Il numero di persone che hanno fatto domanda per l’assegno di disoccupazione ha ormai superato i 36 milioni. Mentre il capo della banca centrale americana, Jerome Powell ha confermato, se mai ce ne fosse stato bisogno, che questa crisi economica sta colpendo maggiormente le fasce più deboli della società. 

Durante una conferenza stampa, Powell ha infatti sottolineato come il 40% delle famiglie con un reddito annuo inferiore ai 40 mila dollari hanno perso il lavoro.  

Numeri di questo genere di non si vedevano dai tempi della depressione degli anni 30 e gli esperti cominciano a descrivere scenari catastrofici per il futuro del paese. 

Secondo uno studio pubblicato dalla Columbia University, gli Stati Uniti potrebbero registrare un aumento del numero dei senzatetto del 45% in un solo anno.

Non sorprende quindi che con settimane di ritardo il Congresso a maggioranza democratica abbia approvato un nuovo pacchetto di aiuti destinati proprio ad evitare una devastante crisi abitativa.

Il piano prevede lo stanziamento di oltre 100 miliardi di dollari in aiuti per le famiglie che hanno problemi a pagare l’affitto.

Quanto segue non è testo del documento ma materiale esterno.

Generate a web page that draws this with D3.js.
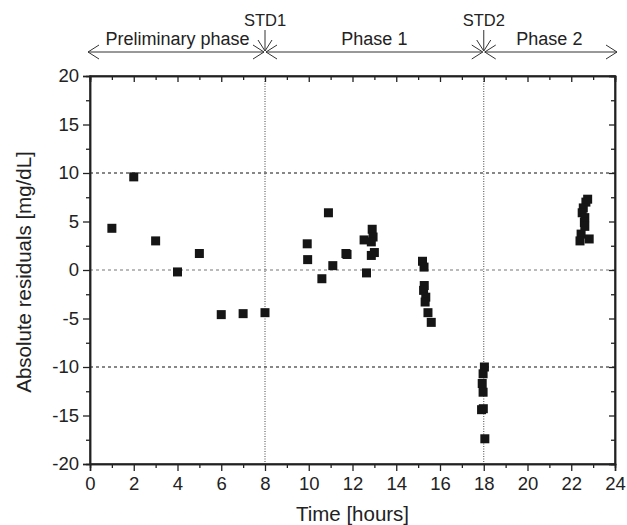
<!DOCTYPE html>
<html><head><meta charset="utf-8">
<script src="https://cdn.jsdelivr.net/npm/d3@7"></script>
<style>
body{margin:0;background:#fff;}
svg text{font-family:"Liberation Sans",Arial,sans-serif;fill:#222;}
</style></head>
<body><svg id="c" width="627" height="525"></svg>
<script>
// Data
const prelimTime = [1, 2, 3, 4, 5, 6, 7, 8];
const prelimValue = [4.3, 9.6, 3.0, -0.2, 1.7, -4.6, -4.5, -4.4];
const phase1Time = [9.93, 9.95, 10.6, 10.9, 11.1, 11.7, 11.75, 12.53, 12.64, 12.9, 12.94, 12.86, 12.86, 13.0,
                    15.2, 15.27, 15.28, 15.25, 15.35, 15.32, 15.45, 15.6];
const phase1Value = [2.7, 1.07, -0.9, 5.9, 0.45, 1.7, 1.6, 3.1, -0.3, 4.2, 3.4, 2.9, 1.5, 1.8,
                     0.9, 0.3, -1.6, -2.1, -2.8, -3.3, -4.4, -5.4];
const phase2Time = [18.03, 17.97, 17.93, 17.97, 17.9, 17.98, 18.05,
                    22.75, 22.67, 22.55, 22.5, 22.62, 22.6, 22.62, 22.45, 22.4, 22.82];
const phase2Value = [-10.0, -10.7, -11.7, -12.6, -14.4, -14.3, -17.4,
                     7.3, 7.0, 6.4, 5.9, 5.4, 4.9, 4.5, 3.7, 3.0, 3.2];
const xMajorTicks = [0, 2, 4, 6, 8, 10, 12, 14, 16, 18, 20, 22, 24];
const xMinorTicks = [1, 3, 5, 7, 9, 11, 13, 15, 17, 19, 21, 23];
const yMajorTicks = [-20, -15, -10, -5, 0, 5, 10, 15, 20];
const yMinorTicks = [-17.5, -12.5, -7.5, -2.5, 2.5, 7.5, 12.5, 17.5];
const hLines = [10, 0, -10];
const stdMarks = [{t: 8, label: "STD1"}, {t: 18, label: "STD2"}];
const phaseLabels = [{from: 0, to: 8, label: "Preliminary phase"},
                     {from: 8, to: 18, label: "Phase 1"},
                     {from: 18, to: 24, label: "Phase 2"}];

const points = [];
[[prelimTime, prelimValue], [phase1Time, phase1Value], [phase2Time, phase2Value]].forEach(([t, v]) => {
  t.forEach((d, i) => points.push({t: d, v: v[i]}));
});

const L = 90, R = 615, T = 76, B = 464;
const svg = d3.select("#c");
const x = d3.scaleLinear().domain([0, 24]).range([L, R]);
const y = d3.scaleLinear().domain([-20, 20]).range([B, T]);

// horizontal dashed reference lines
svg.selectAll(".hl").data(hLines).enter().append("line")
  .attr("x1", L).attr("x2", R)
  .attr("y1", d => y(d)).attr("y2", d => y(d))
  .attr("stroke", d => d === 0 ? "#777" : "#111")
  .attr("stroke-width", 1.2)
  .attr("stroke-dasharray", "3,3");

// vertical dotted STD lines
svg.selectAll(".vl").data(stdMarks).enter().append("line")
  .attr("x1", d => x(d.t)).attr("x2", d => x(d.t))
  .attr("y1", T).attr("y2", B)
  .attr("stroke", "#444").attr("stroke-width", 1)
  .attr("stroke-dasharray", "1,1.5");

// axes
const fmt = d => String(d);
svg.append("g").attr("transform", `translate(0,${B})`)
  .call(d3.axisBottom(x).tickValues(xMajorTicks).tickFormat(fmt).tickSize(7).tickPadding(6));
svg.append("g").attr("transform", `translate(0,${B})`)
  .call(d3.axisBottom(x).tickValues(xMinorTicks).tickFormat("").tickSize(4));
svg.append("g").attr("transform", `translate(${L},0)`)
  .call(d3.axisLeft(y).tickValues(yMajorTicks).tickFormat(fmt).tickSize(7).tickPadding(4));
svg.append("g").attr("transform", `translate(${L},0)`)
  .call(d3.axisLeft(y).tickValues(yMinorTicks).tickFormat("").tickSize(4));
// mirror axes (inward ticks)
svg.append("g").attr("transform", `translate(0,${T})`)
  .call(d3.axisBottom(x).tickValues(xMajorTicks).tickFormat("").tickSize(6));
svg.append("g").attr("transform", `translate(0,${T})`)
  .call(d3.axisBottom(x).tickValues(xMinorTicks).tickFormat("").tickSize(4));
svg.append("g").attr("transform", `translate(${R},0)`)
  .call(d3.axisLeft(y).tickValues(yMajorTicks).tickFormat("").tickSize(6));
svg.append("g").attr("transform", `translate(${R},0)`)
  .call(d3.axisLeft(y).tickValues(yMinorTicks).tickFormat("").tickSize(4));

svg.selectAll(".domain").attr("stroke", "#222").attr("stroke-width", 1.5);
svg.selectAll(".tick line").attr("stroke", "#222").attr("stroke-width", 1.3);
svg.selectAll(".tick text").attr("font-size", 18.5).attr("fill", "#222")
  .attr("font-family", '"Liberation Sans",Arial,sans-serif');
svg.append("rect").attr("x", L).attr("y", T).attr("width", R - L).attr("height", B - T)
  .attr("fill", "none").attr("stroke", "#222").attr("stroke-width", 1.5);

// points
const s = 9;
svg.selectAll(".pt").data(points).enter().append("rect")
  .attr("x", d => x(d.t) - s / 2).attr("y", d => y(d.v) - s / 2)
  .attr("width", s).attr("height", s)
  .attr("fill", "#151515");

// axis titles
svg.append("text").attr("x", (L + R) / 2).attr("y", 521).attr("text-anchor", "middle")
  .attr("font-size", 20.5).text("Time [hours]");
svg.append("text").attr("transform", `translate(31,272) rotate(-90)`)
  .attr("text-anchor", "middle").attr("font-size", 20.5).text("Absolute residuals [mg/dL]");

// phase annotations
const ay = 52;
const ah = 7;
const arrowG = svg.append("g").attr("stroke", "#333").attr("stroke-width", 1).attr("fill", "none");
phaseLabels.forEach(p => {
  const x1 = x(p.from) - (p.from === 0 ? 3 : 0) + 1, x2 = x(p.to) + (p.to === 24 ? 3 : 0) - 1;
  arrowG.append("line").attr("x1", x1).attr("x2", x2).attr("y1", ay).attr("y2", ay);
  arrowG.append("path").attr("d", `M${x1 + 11},${ay - ah} L${x1},${ay} L${x1 + 11},${ay + ah}`);
  arrowG.append("path").attr("d", `M${x2 - 11},${ay - ah} L${x2},${ay} L${x2 - 11},${ay + ah}`);
  svg.append("text").attr("x", (x(p.from) + x(p.to)) / 2)
    .attr("y", ay - 7).attr("text-anchor", "middle").attr("font-size", 18).text(p.label);
});
stdMarks.forEach(m => {
  const cx = x(m.t);
  arrowG.append("line").attr("x1", cx).attr("x2", cx).attr("y1", 30).attr("y2", ay - 1);
  arrowG.append("path").attr("d", `M${cx - 7},${ay - 12} L${cx},${ay - 1} L${cx + 7},${ay - 12}`);
  svg.append("text").attr("x", cx).attr("y", 26).attr("text-anchor", "middle")
    .attr("font-size", 16.5).text(m.label);
});
</script></body></html>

Altri 11 miliardi sono stati invece stanziati per programmi in supporto delle persone che la cass l’hanno gia’ persa. 

Il partito Repubblicano ha gia’ detto pero’ che non approvera’ il piano proposto dai democratici sostenendo che ancora non si hanno i dati per valutare gli effetti dei primi due pacchetti approvati nelle scorse settimane e che quindi una nuova iniezione di fondi e’ prematura.

In realta’, come abbiamo gia’ detto in precedenza, i repubblicani vogliono usare l’approvazione di queste misure come moneta di scambio per forzare gli stati ad allentare i lockdown.

Il ricatto probabilmente funzionera’ perche’ gli stati hanno un estremo bisogno dei fondi federali. 

Entro il prossimo mese infatti gli stati dovranno approvare il bilancio per il prossimo anno e molti governatori hanno gia’ annunciato pesanti tagli per quello che riguarda l’educazione, sanita’ e servizi sociali.

Le prossime settimane ci diranno quindi come gli Stati Uniti pensano di uscire da questa crisi. Da una parte c’e’ l’arroganza di imprenditori come Elon Musk e Jeff Bezos e le strategie politiche dei repubblicani, dall’altra la disperazione di milioni di persone pronte a rischiare la propria vita per riuscire semplicemente a sopravvivere.